| Stored records |
┌──

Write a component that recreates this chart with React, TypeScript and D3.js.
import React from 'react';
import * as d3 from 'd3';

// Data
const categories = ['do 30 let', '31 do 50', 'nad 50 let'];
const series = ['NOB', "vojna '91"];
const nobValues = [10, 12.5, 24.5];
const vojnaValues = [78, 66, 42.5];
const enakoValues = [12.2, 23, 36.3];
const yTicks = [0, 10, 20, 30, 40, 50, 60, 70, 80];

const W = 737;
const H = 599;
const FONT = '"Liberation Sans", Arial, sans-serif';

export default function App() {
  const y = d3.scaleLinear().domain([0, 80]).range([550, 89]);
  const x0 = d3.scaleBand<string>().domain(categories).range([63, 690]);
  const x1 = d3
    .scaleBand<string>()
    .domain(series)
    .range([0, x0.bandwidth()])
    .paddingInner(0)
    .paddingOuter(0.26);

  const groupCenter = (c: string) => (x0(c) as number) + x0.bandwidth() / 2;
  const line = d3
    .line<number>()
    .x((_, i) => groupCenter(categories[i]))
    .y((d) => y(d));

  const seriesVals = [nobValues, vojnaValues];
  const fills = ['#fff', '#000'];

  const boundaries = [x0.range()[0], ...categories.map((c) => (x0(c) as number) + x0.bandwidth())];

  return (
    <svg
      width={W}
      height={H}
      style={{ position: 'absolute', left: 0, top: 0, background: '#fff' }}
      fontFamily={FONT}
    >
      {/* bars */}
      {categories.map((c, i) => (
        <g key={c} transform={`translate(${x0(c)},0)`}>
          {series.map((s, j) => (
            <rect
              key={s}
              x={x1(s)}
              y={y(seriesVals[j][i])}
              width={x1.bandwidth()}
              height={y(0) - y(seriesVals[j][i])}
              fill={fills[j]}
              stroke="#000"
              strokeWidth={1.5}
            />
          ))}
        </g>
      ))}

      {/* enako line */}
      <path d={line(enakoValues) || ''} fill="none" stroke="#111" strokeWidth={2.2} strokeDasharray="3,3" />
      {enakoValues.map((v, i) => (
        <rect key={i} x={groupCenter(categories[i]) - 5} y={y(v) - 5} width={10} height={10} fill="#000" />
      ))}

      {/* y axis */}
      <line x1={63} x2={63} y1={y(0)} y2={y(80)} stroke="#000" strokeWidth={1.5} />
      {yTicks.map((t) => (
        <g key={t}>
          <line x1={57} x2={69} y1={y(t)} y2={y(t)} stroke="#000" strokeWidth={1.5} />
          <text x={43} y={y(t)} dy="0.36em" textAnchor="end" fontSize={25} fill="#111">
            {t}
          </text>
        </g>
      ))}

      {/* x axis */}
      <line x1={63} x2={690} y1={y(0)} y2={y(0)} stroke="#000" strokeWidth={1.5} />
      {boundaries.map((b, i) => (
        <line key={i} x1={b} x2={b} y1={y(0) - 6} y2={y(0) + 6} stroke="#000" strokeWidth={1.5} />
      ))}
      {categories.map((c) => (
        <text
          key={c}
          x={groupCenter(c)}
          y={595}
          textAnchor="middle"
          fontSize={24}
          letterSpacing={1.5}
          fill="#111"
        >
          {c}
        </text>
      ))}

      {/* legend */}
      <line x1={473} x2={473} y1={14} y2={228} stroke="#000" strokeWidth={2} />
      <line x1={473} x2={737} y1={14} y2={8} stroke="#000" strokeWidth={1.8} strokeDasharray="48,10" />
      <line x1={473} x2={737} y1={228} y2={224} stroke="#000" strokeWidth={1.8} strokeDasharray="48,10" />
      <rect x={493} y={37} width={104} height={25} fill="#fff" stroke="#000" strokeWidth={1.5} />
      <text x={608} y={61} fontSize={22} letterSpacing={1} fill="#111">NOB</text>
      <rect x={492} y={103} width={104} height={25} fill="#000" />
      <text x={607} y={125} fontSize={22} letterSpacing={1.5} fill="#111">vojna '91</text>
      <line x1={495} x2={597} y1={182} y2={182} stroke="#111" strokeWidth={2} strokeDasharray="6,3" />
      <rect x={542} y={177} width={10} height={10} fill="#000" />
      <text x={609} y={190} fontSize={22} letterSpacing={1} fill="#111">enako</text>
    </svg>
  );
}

└──
┌──

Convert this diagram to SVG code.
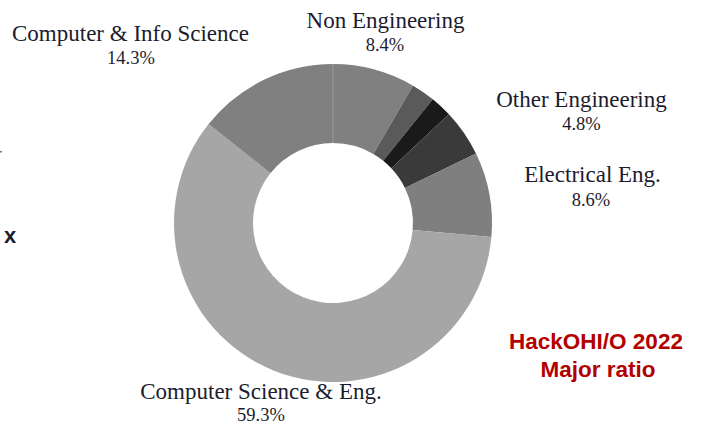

└──
┌──

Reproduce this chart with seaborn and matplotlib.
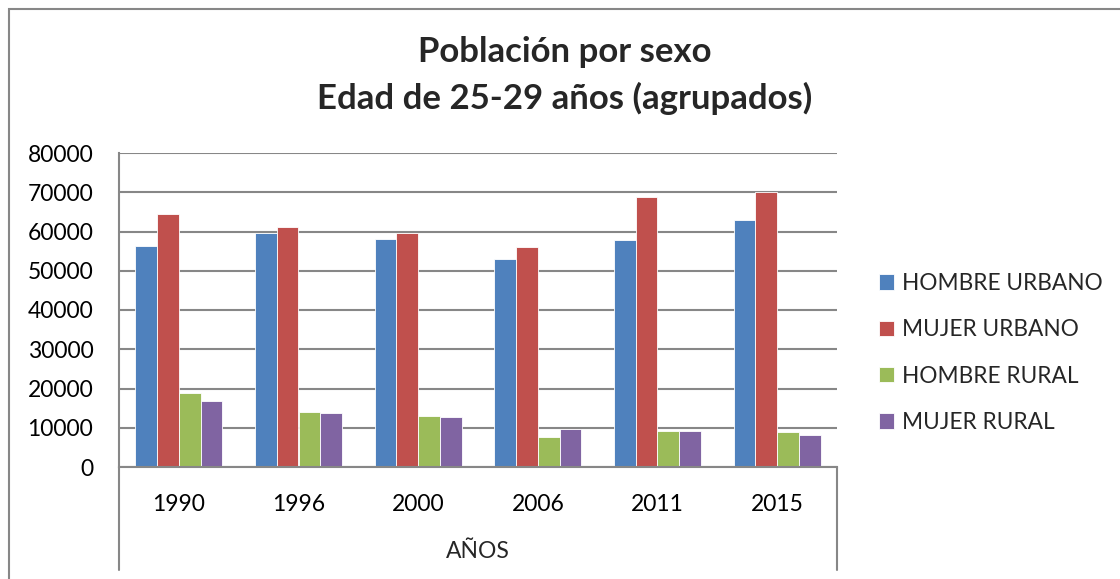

└──

Using the data above, extract exactly the lines from the one that holds "Write a component" to the one that holds "import * as d3 from 'd3';", both ends included, and no others.

| Response to this task |
Write a component that recreates this chart with React, TypeScript and D3.js.
import React from 'react';
import * as d3 from 'd3';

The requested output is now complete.